## Given records
________________________________________

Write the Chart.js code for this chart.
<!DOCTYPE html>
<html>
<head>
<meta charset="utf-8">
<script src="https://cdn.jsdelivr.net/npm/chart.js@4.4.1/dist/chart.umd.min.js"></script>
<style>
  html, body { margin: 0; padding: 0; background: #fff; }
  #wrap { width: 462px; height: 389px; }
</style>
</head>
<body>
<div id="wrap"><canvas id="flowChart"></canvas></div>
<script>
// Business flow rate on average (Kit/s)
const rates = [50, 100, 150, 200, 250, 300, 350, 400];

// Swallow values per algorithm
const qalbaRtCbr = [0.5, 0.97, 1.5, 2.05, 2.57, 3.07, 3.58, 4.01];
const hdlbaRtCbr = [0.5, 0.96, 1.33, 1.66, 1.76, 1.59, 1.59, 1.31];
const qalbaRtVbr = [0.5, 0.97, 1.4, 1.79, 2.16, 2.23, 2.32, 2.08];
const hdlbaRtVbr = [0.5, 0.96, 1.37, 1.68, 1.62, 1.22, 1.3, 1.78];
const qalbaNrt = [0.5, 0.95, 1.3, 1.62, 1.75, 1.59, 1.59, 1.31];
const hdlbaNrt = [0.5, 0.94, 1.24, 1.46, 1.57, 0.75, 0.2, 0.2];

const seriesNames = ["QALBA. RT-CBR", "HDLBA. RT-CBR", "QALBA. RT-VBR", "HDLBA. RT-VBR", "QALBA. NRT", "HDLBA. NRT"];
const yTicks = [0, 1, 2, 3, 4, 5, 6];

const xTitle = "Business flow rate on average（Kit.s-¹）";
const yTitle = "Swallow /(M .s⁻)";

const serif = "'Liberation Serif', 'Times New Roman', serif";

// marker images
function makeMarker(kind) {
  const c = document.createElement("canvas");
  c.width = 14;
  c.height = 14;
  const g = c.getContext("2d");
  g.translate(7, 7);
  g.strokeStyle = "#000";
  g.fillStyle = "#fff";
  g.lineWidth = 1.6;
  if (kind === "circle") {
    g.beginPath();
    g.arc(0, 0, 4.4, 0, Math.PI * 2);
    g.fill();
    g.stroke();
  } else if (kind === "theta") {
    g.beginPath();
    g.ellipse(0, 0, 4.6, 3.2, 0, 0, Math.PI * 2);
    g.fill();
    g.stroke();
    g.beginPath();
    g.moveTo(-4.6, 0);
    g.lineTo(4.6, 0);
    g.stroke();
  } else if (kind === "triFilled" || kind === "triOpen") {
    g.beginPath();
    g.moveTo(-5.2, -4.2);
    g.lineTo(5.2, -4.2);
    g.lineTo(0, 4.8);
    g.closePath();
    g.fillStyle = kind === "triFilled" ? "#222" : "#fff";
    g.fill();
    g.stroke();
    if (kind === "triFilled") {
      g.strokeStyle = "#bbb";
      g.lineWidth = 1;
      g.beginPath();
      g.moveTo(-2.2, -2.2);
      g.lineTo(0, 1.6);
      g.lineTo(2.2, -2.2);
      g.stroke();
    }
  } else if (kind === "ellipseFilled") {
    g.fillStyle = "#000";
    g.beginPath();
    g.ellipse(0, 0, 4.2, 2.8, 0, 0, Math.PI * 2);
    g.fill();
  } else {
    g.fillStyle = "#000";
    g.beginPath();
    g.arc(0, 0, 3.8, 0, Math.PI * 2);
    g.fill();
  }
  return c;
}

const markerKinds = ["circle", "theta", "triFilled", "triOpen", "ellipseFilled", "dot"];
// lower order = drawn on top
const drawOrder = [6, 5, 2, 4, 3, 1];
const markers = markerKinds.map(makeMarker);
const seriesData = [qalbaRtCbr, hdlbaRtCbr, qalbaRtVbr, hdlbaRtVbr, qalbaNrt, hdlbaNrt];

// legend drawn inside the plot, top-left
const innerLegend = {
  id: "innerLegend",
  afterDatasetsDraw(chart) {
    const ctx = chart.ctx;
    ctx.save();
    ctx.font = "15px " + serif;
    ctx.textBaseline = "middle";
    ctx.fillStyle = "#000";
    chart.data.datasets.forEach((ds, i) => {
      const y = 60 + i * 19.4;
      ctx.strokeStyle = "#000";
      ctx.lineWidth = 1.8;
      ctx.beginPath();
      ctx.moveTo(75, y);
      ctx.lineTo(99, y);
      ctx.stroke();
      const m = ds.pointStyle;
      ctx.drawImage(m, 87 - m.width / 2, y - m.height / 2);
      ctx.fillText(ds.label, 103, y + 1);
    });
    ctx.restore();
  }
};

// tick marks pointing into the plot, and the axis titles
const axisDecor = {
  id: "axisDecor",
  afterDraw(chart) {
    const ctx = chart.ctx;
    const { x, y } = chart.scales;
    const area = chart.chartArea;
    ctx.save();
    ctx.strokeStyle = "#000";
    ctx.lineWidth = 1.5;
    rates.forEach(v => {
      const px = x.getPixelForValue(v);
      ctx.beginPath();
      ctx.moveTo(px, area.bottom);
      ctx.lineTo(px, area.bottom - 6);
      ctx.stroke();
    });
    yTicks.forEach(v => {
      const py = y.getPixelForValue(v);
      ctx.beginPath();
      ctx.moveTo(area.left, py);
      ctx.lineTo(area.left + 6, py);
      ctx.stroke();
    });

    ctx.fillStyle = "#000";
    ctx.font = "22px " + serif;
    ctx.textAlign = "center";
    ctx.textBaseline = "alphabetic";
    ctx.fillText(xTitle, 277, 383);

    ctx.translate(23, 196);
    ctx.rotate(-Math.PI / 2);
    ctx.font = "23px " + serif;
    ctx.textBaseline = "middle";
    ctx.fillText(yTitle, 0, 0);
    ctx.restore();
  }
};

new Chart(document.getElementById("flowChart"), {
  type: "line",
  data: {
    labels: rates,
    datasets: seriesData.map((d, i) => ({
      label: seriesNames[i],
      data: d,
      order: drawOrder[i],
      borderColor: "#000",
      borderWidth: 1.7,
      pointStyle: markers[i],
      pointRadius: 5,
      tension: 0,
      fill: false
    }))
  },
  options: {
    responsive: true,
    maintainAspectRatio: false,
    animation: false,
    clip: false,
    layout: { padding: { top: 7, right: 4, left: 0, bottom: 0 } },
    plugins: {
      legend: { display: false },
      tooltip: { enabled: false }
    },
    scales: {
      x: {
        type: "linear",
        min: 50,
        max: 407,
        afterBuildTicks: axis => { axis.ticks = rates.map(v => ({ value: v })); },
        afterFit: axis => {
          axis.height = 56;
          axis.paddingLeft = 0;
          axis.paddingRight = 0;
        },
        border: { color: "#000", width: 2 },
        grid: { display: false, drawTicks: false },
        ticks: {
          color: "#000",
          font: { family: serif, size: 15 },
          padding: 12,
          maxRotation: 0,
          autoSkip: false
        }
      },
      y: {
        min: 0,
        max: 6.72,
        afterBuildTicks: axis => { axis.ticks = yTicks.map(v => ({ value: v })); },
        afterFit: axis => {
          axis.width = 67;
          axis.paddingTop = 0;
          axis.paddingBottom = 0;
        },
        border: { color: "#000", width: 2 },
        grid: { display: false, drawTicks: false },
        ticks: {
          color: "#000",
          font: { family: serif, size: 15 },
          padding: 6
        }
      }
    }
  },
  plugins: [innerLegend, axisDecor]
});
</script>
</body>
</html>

________________________________________

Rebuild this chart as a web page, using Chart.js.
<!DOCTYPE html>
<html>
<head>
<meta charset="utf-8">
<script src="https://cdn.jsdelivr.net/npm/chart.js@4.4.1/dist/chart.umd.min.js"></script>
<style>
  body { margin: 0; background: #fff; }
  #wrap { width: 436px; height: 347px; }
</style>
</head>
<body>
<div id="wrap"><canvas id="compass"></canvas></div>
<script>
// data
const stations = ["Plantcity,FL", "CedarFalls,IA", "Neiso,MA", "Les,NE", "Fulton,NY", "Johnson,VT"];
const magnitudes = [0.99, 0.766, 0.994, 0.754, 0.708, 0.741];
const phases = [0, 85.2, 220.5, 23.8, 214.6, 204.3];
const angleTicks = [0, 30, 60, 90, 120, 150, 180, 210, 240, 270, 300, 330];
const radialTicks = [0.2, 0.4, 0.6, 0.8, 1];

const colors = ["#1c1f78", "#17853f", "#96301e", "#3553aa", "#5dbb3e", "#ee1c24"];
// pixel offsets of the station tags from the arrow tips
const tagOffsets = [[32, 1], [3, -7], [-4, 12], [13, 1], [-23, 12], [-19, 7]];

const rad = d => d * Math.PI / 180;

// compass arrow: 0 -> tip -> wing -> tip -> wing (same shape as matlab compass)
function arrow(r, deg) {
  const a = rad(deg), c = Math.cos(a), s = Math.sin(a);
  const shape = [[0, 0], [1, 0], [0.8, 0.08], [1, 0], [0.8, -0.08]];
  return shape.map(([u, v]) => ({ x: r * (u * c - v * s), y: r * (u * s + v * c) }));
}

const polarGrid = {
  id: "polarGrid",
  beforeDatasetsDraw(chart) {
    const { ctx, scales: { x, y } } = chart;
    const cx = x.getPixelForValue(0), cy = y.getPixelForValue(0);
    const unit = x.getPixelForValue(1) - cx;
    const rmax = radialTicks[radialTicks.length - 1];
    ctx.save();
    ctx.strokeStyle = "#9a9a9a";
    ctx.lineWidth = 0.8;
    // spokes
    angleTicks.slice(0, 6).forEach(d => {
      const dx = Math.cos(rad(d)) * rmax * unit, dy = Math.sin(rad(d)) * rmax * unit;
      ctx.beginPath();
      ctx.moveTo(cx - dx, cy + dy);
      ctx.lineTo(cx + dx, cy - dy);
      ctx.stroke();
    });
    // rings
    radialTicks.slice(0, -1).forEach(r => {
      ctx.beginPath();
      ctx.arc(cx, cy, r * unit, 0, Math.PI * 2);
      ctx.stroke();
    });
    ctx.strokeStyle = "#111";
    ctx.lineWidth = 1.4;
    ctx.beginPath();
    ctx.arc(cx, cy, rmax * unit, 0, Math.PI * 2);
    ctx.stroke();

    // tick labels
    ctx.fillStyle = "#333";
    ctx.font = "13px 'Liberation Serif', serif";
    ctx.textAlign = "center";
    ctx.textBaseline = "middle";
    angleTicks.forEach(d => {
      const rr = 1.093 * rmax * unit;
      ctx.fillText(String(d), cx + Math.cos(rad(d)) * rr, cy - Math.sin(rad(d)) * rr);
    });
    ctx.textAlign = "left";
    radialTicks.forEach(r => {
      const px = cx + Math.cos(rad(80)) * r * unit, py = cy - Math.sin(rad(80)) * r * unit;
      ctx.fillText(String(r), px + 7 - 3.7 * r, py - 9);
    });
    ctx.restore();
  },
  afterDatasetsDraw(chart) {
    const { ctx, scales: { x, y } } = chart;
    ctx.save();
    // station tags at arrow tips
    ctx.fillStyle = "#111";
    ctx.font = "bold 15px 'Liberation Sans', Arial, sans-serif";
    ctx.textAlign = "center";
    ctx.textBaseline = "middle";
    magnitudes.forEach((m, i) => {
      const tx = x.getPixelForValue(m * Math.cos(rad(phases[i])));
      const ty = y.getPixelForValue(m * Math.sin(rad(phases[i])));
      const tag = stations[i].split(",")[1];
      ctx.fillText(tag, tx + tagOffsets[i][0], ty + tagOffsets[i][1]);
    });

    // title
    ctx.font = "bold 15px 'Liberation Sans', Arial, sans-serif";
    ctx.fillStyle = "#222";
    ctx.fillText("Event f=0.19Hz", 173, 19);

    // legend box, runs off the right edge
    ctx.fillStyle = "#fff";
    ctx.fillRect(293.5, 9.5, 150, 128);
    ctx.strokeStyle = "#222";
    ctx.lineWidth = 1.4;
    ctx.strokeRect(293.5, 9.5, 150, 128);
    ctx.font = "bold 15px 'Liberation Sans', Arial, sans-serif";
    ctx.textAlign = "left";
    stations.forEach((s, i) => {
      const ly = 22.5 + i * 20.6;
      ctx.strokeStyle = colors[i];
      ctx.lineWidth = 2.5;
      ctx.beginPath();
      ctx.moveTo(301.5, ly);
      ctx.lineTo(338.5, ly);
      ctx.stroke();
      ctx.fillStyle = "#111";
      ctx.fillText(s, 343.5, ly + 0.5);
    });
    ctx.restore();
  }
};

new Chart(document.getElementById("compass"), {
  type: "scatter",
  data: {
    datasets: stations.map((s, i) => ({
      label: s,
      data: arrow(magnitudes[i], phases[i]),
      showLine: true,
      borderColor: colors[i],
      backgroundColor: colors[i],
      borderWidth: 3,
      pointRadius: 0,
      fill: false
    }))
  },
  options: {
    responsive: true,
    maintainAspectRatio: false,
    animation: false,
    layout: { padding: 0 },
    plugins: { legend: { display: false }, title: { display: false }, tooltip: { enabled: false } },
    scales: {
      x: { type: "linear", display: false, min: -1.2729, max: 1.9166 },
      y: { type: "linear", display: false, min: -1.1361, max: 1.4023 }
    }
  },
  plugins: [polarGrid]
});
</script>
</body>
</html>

________________________________________

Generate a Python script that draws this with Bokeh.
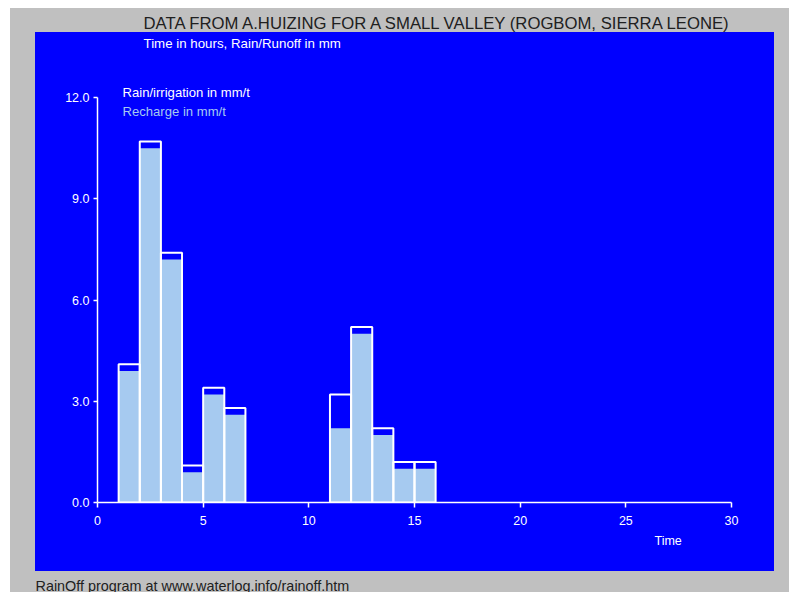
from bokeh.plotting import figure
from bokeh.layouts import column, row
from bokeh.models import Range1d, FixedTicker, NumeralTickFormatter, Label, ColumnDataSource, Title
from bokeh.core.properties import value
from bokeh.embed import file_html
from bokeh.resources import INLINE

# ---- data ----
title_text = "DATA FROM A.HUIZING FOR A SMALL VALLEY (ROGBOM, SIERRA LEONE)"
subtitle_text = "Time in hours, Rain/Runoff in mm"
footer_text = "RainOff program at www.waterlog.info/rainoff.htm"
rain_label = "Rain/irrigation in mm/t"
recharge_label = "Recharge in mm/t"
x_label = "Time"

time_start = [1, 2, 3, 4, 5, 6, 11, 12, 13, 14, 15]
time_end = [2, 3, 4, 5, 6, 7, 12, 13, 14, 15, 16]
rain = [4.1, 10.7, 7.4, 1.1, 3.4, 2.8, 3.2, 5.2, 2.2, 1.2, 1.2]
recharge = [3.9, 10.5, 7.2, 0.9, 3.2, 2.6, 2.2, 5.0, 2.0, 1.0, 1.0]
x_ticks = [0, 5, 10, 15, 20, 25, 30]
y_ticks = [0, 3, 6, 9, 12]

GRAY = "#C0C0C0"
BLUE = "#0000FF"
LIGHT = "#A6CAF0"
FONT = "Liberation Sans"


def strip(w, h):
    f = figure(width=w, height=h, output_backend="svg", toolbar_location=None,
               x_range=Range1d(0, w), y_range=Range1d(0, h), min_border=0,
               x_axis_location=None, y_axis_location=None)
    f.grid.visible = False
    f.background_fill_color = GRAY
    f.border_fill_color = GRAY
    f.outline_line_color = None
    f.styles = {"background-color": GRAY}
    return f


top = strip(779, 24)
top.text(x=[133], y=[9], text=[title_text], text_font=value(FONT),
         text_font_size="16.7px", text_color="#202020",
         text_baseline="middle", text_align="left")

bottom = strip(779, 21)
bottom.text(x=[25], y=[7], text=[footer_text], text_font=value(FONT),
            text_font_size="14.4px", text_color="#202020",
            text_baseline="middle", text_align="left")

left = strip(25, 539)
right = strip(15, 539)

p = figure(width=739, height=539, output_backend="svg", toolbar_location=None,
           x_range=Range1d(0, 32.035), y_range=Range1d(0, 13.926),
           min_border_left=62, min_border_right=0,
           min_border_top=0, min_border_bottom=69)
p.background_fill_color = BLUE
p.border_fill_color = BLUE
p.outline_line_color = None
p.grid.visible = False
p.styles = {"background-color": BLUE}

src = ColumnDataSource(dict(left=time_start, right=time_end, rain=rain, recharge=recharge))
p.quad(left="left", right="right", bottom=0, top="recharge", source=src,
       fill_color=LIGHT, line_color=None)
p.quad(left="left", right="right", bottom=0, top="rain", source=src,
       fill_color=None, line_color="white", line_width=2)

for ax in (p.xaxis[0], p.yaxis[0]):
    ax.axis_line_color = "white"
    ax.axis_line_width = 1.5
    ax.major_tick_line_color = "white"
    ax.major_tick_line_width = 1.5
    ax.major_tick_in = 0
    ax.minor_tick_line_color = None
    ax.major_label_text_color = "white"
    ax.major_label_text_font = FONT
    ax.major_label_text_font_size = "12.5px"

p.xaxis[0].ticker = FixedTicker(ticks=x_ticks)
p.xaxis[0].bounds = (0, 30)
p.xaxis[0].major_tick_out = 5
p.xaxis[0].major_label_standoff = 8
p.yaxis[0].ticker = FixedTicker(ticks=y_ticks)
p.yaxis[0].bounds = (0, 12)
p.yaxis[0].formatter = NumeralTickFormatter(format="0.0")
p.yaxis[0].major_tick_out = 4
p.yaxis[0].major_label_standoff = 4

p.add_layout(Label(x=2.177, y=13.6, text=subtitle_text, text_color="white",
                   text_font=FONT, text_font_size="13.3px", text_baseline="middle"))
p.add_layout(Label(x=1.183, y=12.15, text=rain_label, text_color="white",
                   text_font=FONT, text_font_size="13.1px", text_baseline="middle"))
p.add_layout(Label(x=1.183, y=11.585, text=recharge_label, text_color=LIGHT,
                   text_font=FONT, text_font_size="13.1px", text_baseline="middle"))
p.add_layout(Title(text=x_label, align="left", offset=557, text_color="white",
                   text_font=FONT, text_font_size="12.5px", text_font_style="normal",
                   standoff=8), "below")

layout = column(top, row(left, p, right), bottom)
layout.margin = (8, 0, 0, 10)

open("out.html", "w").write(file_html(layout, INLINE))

________________________________________

## Your task
Your task is to extract exactly the lines starting at the line with "Write the Chart.js code for this chart." and ending at the line with "const rates = [50, 100, 150, 200, 250, 300, 350, 400];", including both ends, and no other lines.

## Exercise output
Write the Chart.js code for this chart.
<!DOCTYPE html>
<html>
<head>
<meta charset="utf-8">
<script src="https://cdn.jsdelivr.net/npm/chart.js@4.4.1/dist/chart.umd.min.js"></script>
<style>
  html, body { margin: 0; padding: 0; background: #fff; }
  #wrap { width: 462px; height: 389px; }
</style>
</head>
<body>
<div id="wrap"><canvas id="flowChart"></canvas></div>
<script>
// Business flow rate on average (Kit/s)
const rates = [50, 100, 150, 200, 250, 300, 350, 400];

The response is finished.